What Does It Mean to Learn and Teach While Migrating?
What Venezuelan Immigrants’ Journeys Reveal About Learning Beyond the Classroom
Discussions of immigrant education
in the U.S. often center on what happens after families arrive in
the United States. But that focus misses the critical learning
that begins long before arrival and unfolds throughout the
journey. The places where immigrants are born and where they
teach and learn as they grow, as well as the places they migrate
through—and what they experience there—shape their learning as
much as their final destinations.
For Dr. Alicia Rusoja, the journey itself is educational. With critical support from a Hellman Fellowship and a UCD S.E.E.D grant, she has launched a new transnational research project examining the education of Venezuelan immigrants, including what these immigrants learn as they move between countries, contributing to the expansion of how immigration education is typically defined, and where it is understood to occur.
“What are the educational experiences and practices of un/documented Venezuelan immigrants from a transnational perspective?” Rusoja asks. The question points to a broader idea at the center of her research: migration is not just a journey, but an intergenerational pedagogical process of learning and teaching, shaped by movement across borders, time, cultural identities, and by transnational ties.
Lessons Carried Across Borders
Rusoja argues that in-transit learning is both complex and essential. “Immigrants learn how to navigate transportation, share resources, build support networks, and teach others how to do the same,” she said.

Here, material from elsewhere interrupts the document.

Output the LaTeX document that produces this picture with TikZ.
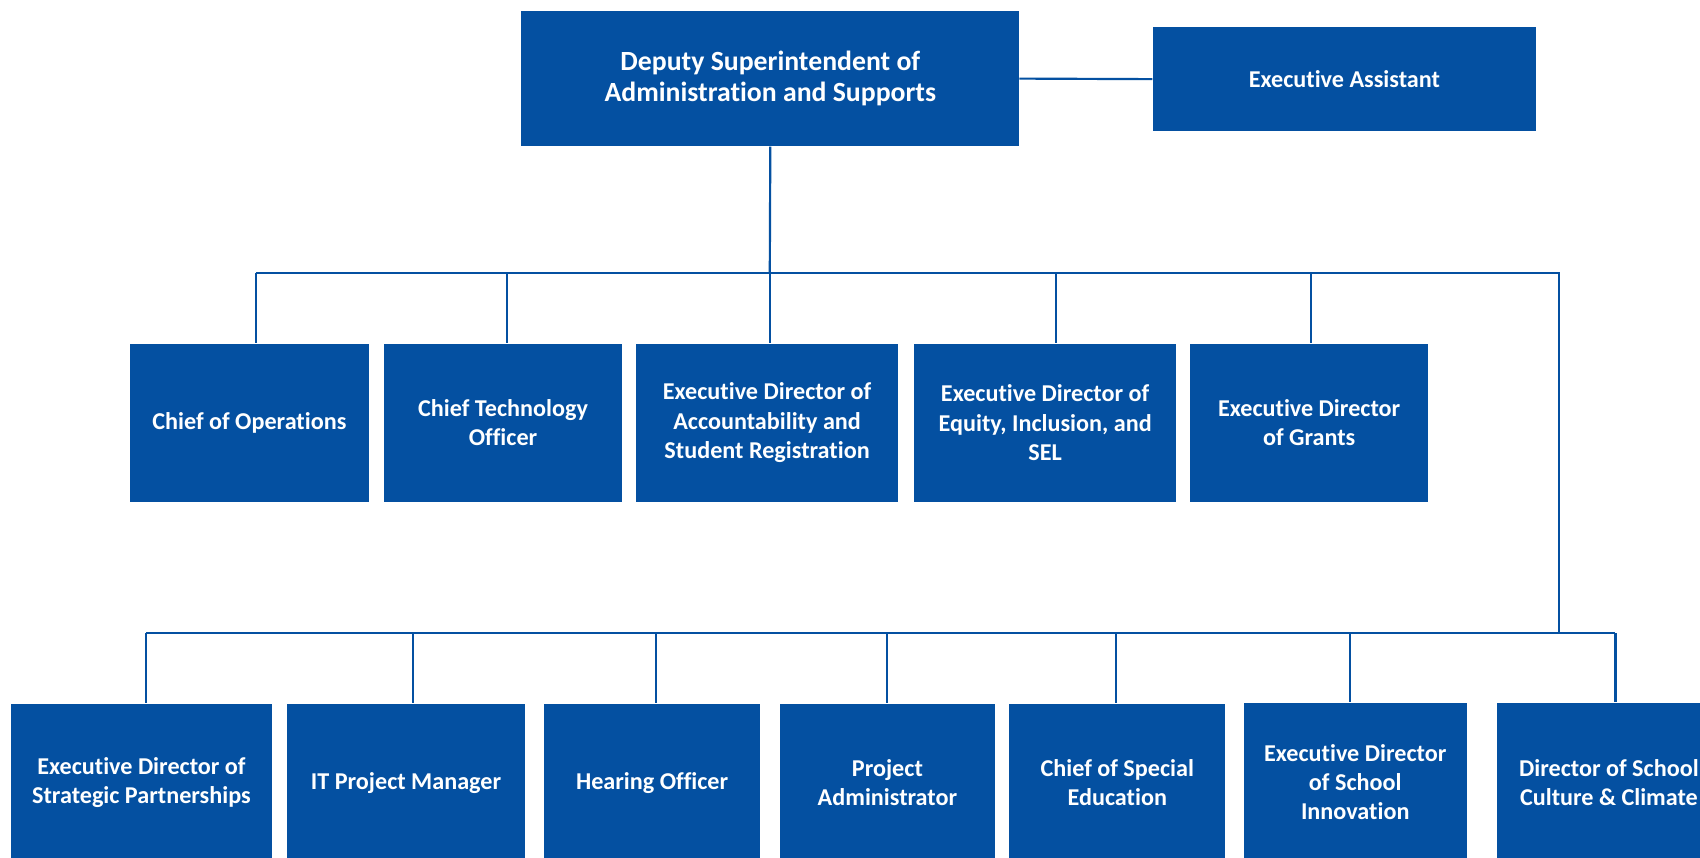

Her research focuses on the intergenerational experiences of Venezuelan children and their families as they traveled across South and Central America to California—a journey of more than 4,000 miles, often made on foot and under uncertain conditions. “Several people participating in, and co-constructing, the study are immigrants who left Venezuela in the last ten or so years, and walked through the Darién Gap, a dangerous jungle that connects Colombia and Panamá, in their journey from Venezuela to the U.S.” Rusoja said. “Other study participants in the U.S. include immigrants who came to the U.S. in the 1970s, 1990s and 2000s who didn’t walk through the Darién yet are teaching us important lessons about the pedagogical nature of migration.”
Along with her team of School of Education graduate and undergraduate researchers who are immigrants themselves —including Ph.D. students Anna Peñaloza (Colombia), Ana Castellón (El Salvador), and Solange Ramirez (Venezuela), and Education Minor student Allison Lopez (Venezuela)—Rusoja is building partnerships with Venezuelan immigrant communities in California and in Colombia to together understand what they have learned and taught others before, throughout, and after their migratory journeys.
Part of that learning involves navigating complex immigration obstacles: figuring out routes, exchanging and safe-keeping monetary and other resources, and moving as safely as possible across borders. Rusoja’s team, and the Venezuelan immigrant community co-researchers joining them, are interested in what happens outside formal systems—the moments in transit when individuals and families exchange information, preserve cultural and linguistic practices, and create community across ethnic, racial, linguistic, and other boundaries.
Centering Immigrants as Knowledge Producers
To understand migration as a site and process of learning, Rusoja is also rethinking how that learning is studied. Rather than situating Venezuelan immigrants solely as subjects, this research project engages them as co-researchers and co-producers of knowledge about their own migration and related educational lives. Through interviews, dialogues, storytelling, and ongoing collaboration that involves learning/teaching about qualitative research, study participants are becoming co-researchers, as well.
This community-based approach to educational research treats participants as authorities on their own experiences. “Together, we will fill a significant void of knowledge as there is very little research about the educational experiences of Venezuelan immigrants in the U.S.,” Rusoja said. “And dominant research on immigration, and on immigrant education, has overwhelmingly been research ‘on’ versus research ‘with’ immigrants, in the U.S. and elsewhere. Our work is groundbreaking because it centers the ‘epistemic rights’ of Venezuelan immigrants, engaging them as knowers and knowledge producers, rather than subjects without agency.”
Countering Deficit Narratives in Education
By focusing on learning before, during and after migratory journeys, instead of only after arrival, Rusoja aims to expand how educators and researchers understand immigrant students’ experiences in schools. “If schools recognize the knowledges, skills and expertise that children, families and communities bring with them, especially because of their migratory journeys themselves,” she said, “schools will be better equipped to support them and to learn from them.”
Rusoja’s work also challenges narratives that position immigrants as victims of their circumstances. Crossing borders requires a wealth of pedagogical practices, critical linguistic and literacy practices, collective and individual problem-solving, courage, resistance, and adaptability—all important forms of knowledge that often go unrecognized. “This work is about centering the voices and practices of people whose lives are obscured and harmed by anti-immigration rhetoric and policy,” Rusoja said. “Together, we want to shine a light on the knowledge and power they’ve always had, and the ingenuity required to leave home, journey through multiple borders, teaching and learning toward resisting oppression, and building something new.”